Hong Seok-min, CEO of FESCARO, speaks during an
interview with NewsTop. (Photo courtesy of FESCARO)
Connected vehicles are turning cybersecurity into a never‑ending war of documents, audits, and software updates. FESCARO wants to be the company that takes that burden off automakers’ shoulders. “FESCARO will establish a strong presence not only in global automotive cybersecurity, but also across markets that require robust security such as robotics, drones, and vessels.” said CEO Hong Seok‑min.
In an interview, he
outlined a roadmap to evolve FESCARO into a platform company that sets the
standard for global mobility cybersecurity compliance, rather than simply
delivering point security solutions. FESCARO, profitable for five consecutive
years, debuted on the KOSDAQ market last month (the country’s equivalent of
NASDAQ for innovative, tech‑driven companies).
“Automotive
Cybersecurity Is a War of 2,000 Documents— The
Real Game Begins After Production”
CEO Hong described
automotive cybersecurity as fundamentally a battle of documentation and continuous
operations. While the automotive industry is already accustomed to
certifications and legislation governing batteries, airbags, braking, and
steering systems, cybersecurity compliance operates on a fundamentally
different paradigm.
“Traditional
automotive certifications typically conclude after
development, verification, and approval,” he explained. “But cybersecurity,
which spans the entire vehicle, becomes even more critical at the
post-production operational stage.”
Since the adoption
of UN R155 (UN Regulation No. 155), complying with cybersecurity requirements
for a single new vehicle type requires more than 2,000 deliverables. As new
vehicles are launched each year, the cumulative operational burden keeps
mounting year after year.
The certification framework
itself is practically endless. Under European rules, CSMS (Cybersecurity
Management System) certification — which verifies an organization’s cybersecurity governance and processes — must
come first. Every subsequent vehicle type requires its own Vehicle Type
Approval (VTA). CSMS needs recertification every three years, along with annual
surveillance audits. Each VTA must be extended whenever a vehicle type is
updated.
“If five vehicle
types are launched in year one, by year two you are already managing ten, and by
year three even more,” Hong noted. “From a cybersecurity team’s perspective,
the number of areas they have to manage grows almost exponentially.”
This dynamic makes
close collaboration between automakers and tier suppliers indispensable.
FESCARO’s distinctive 'Tier 0.5' role grew out of that
need, bridging the two across the value chain and reducing the operational burden.
The automotive
industry has traditionally operated in a vertically structured value chain,
where automakers set the overall direction, break down responsibilities and
allocate them to suppliers.
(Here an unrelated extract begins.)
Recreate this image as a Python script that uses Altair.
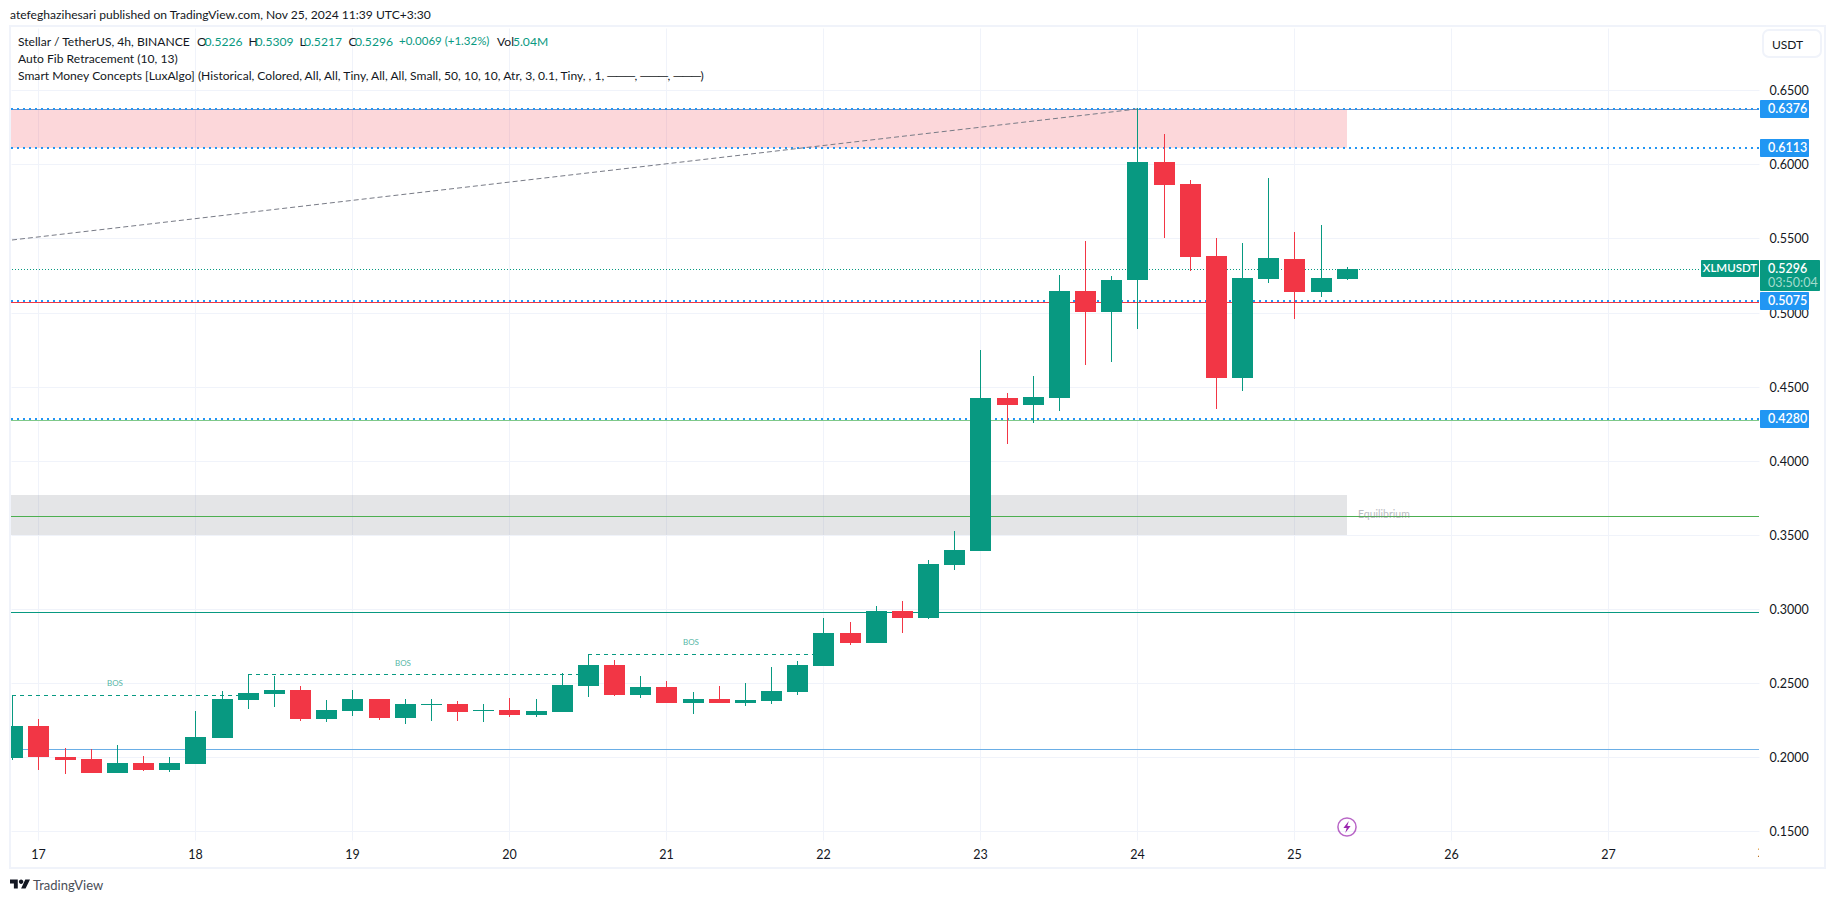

Cybersecurity, however, cuts across the entire
vehicle architecture.
“Improving
security technology alone does not resolve the pain points faced by automakers,”
Hong said. He identified FESCARO’s “Tier 0.5” strategy—sitting between automakers
and tier suppliers—as the company’s key competitive advantage. “Defining
requirements is the hardest part of any business. Once requirements are clearly
defined, half the work is done. Many smaller and mid-sized manufacturers
struggled to define what they should ask for, and we stepped in to fill that
gap.”
“Google
Is Our Role Model”: The CSMS Portal That Systematizes Automotive Cybersecurity
Compliance and Operations
FESCARO’s
competitive advantage lies in its proprietary CSMS Portal, a system that significantly
streamlines how automotive cybersecurity activities are managed. Hong
described it as “an ERP-like system dedicated to cybersecurity operations.”
“In the past,
changing a single sentence meant manually finding and revising all the related
documents, and it was difficult to track how far the reviews had progressed,”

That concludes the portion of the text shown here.